A close rate of 25 to 35% is generally considered functional for shared lead platforms, though this varies significantly by trade. Urgency-based services like emergency HVAC or plumbing typically close at 40 to 55% because homeowners have immediate need. Project-based categories like remodelling often close at 15 to 25% because buyers are still in comparison mode. Your own tracked rate over 90 days is more useful than any industry benchmark.
Should small businesses use Angi Leads?
It depends on where the business is in its growth cycle. New businesses without referral volume or an established local search presence can use Angi to generate early cash flow while building owned channels. Businesses already generating strong referral and organic leads are better served investing in those channels rather than paying for shared leads from a platform that takes a margin on every transaction.
How does Angi compare to Thumbtack for home service leads?
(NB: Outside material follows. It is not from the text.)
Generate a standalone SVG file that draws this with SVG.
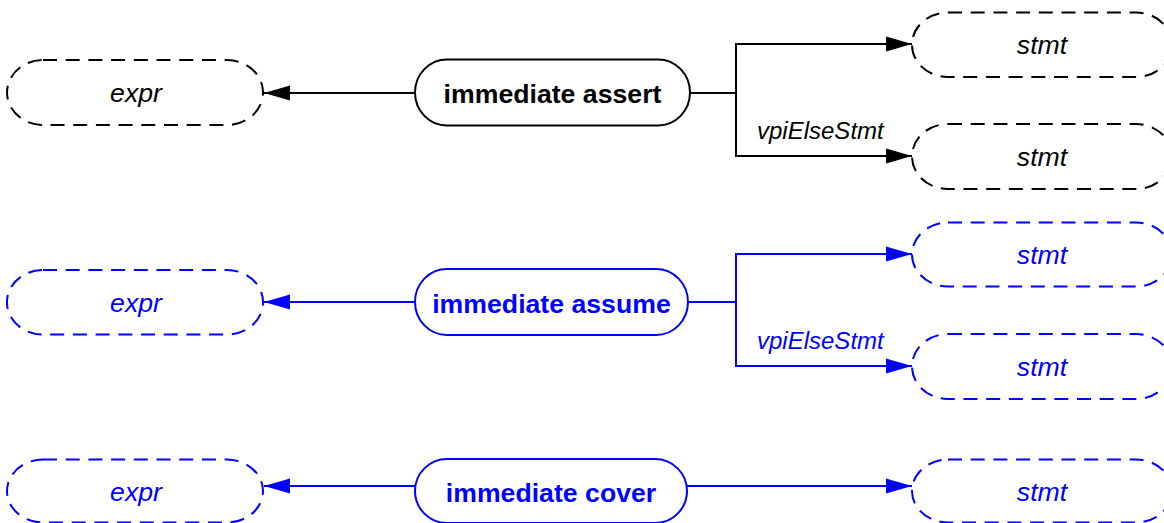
<svg xmlns="http://www.w3.org/2000/svg" width="1164" height="523" viewBox="0 0 1164 523">
  <style>
    text { font-family: "Liberation Sans", Arial, sans-serif; font-size: 26.67px; text-anchor: middle; }
    .obj { font-style: italic; }
    .main { font-weight: bold; }
    .lbl { font-style: italic; font-size: 24px; text-anchor: start; }
    .dash { fill: #fff; stroke-width: 2; stroke-dasharray: 14 8.7; }
    .solid { fill: #fff; stroke-width: 2; }
    .edge { fill: none; stroke-width: 2; }
    .k { stroke: #000; }
    .b { stroke: #0000ff; }
    text.k { fill: #000; stroke: none; }
    text.b { fill: #0000ff; stroke: none; }
  </style>
  <defs>
    <marker id="arrK" markerUnits="userSpaceOnUse" markerWidth="27" markerHeight="16" refX="26" refY="8" orient="auto">
      <path d="M0,0.5 L26,8 L0,15.5 z" fill="#000"/>
    </marker>
    <marker id="arrB" markerUnits="userSpaceOnUse" markerWidth="27" markerHeight="16" refX="26" refY="8" orient="auto">
      <path d="M0,0.5 L26,8 L0,15.5 z" fill="#0000ff"/>
    </marker>
  </defs>

  <!-- connectors -->
  <g id="edges">
    <!-- assert -->
    <line class="edge k" x1="415" y1="93" x2="264" y2="93" marker-end="url(#arrK)"/>
    <polyline class="edge k" points="690,93 736,93"/>
    <polyline class="edge k" points="736,93 736,44 912,44" marker-end="url(#arrK)"/>
    <polyline class="edge k" points="736,93 736,156 912,156" marker-end="url(#arrK)"/>
    <text class="lbl k" x="757" y="139">vpiElseStmt</text>
    <!-- assume -->
    <line class="edge b" x1="415" y1="302" x2="264" y2="302" marker-end="url(#arrB)"/>
    <polyline class="edge b" points="688,302 736,302"/>
    <polyline class="edge b" points="736,302 736,254 912,254" marker-end="url(#arrB)"/>
    <polyline class="edge b" points="736,302 736,366 912,366" marker-end="url(#arrB)"/>
    <text class="lbl b" x="757" y="349">vpiElseStmt</text>
    <!-- cover -->
    <line class="edge b" x1="415" y1="486" x2="264" y2="486" marker-end="url(#arrB)"/>
    <line class="edge b" x1="687" y1="486" x2="912" y2="486" marker-end="url(#arrB)"/>
  </g>

  <!-- immediate assert group -->
  <g id="assert_expr">
    <rect class="dash k" x="7" y="60" width="256" height="65" rx="36" ry="32.5"/>
    <text class="obj k" x="136" y="102">expr</text>
  </g>
  <g id="immediate_assert">
    <rect class="solid k" x="415" y="59.5" width="275" height="66" rx="32" ry="33"/>
    <text class="main k" x="552.5" y="102.5">immediate assert</text>
  </g>
  <g id="assert_stmt">
    <rect class="dash k" x="912" y="12.5" width="260" height="64.5" rx="36" ry="32"/>
    <text class="obj k" x="1042" y="54">stmt</text>
  </g>
  <g id="assert_else_stmt">
    <rect class="dash k" x="912" y="124" width="260" height="65" rx="36" ry="32.5"/>
    <text class="obj k" x="1042" y="166">stmt</text>
  </g>

  <!-- immediate assume group -->
  <g id="assume_expr">
    <rect class="dash b" x="7" y="270" width="256" height="64.5" rx="36" ry="32"/>
    <text class="obj b" x="136" y="311.5">expr</text>
  </g>
  <g id="immediate_assume">
    <rect class="solid b" x="415" y="269" width="273" height="66" rx="32" ry="33"/>
    <text class="main b" x="551.5" y="312.5">immediate assume</text>
  </g>
  <g id="assume_stmt">
    <rect class="dash b" x="912" y="222.5" width="260" height="64" rx="36" ry="32"/>
    <text class="obj b" x="1042" y="264">stmt</text>
  </g>
  <g id="assume_else_stmt">
    <rect class="dash b" x="912" y="334" width="260" height="65" rx="36" ry="32.5"/>
    <text class="obj b" x="1042" y="376">stmt</text>
  </g>

  <!-- immediate cover group -->
  <g id="cover_expr">
    <rect class="dash b" x="7" y="459.5" width="256" height="63" rx="36" ry="31.5"/>
    <text class="obj b" x="136" y="500.5">expr</text>
  </g>
  <g id="immediate_cover">
    <rect class="solid b" x="415" y="459" width="272" height="64" rx="32" ry="32"/>
    <text class="main b" x="551" y="501.5">immediate cover</text>
  </g>
  <g id="cover_stmt">
    <rect class="dash b" x="912" y="459.5" width="260" height="63" rx="36" ry="31.5"/>
    <text class="obj b" x="1042" y="500.5">stmt</text>
  </g>
</svg>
Thumbtack uses a bid-per-lead model where contractors pay to submit quotes rather than receiving leads automatically. This gives more cost control but still means competing with multiple providers for the same homeowner. Angi’s larger consumer base and brand recognition typically produce higher lead volume; Thumbtack’s per-bid structure can lower spend for selective contractors. Neither platform builds anything the contractor owns long-term.
What happens if I don’t cancel my Angi contract in time?
Angi contracts renew each year automatically unless cancelled in writing at least 60 days before the renewal date. Missing that window commits you to another year of membership fees, which Angi’s terms permit them to increase by up to 10% per renewal period. Read the cancellation terms before signing and calendar the deadline immediately.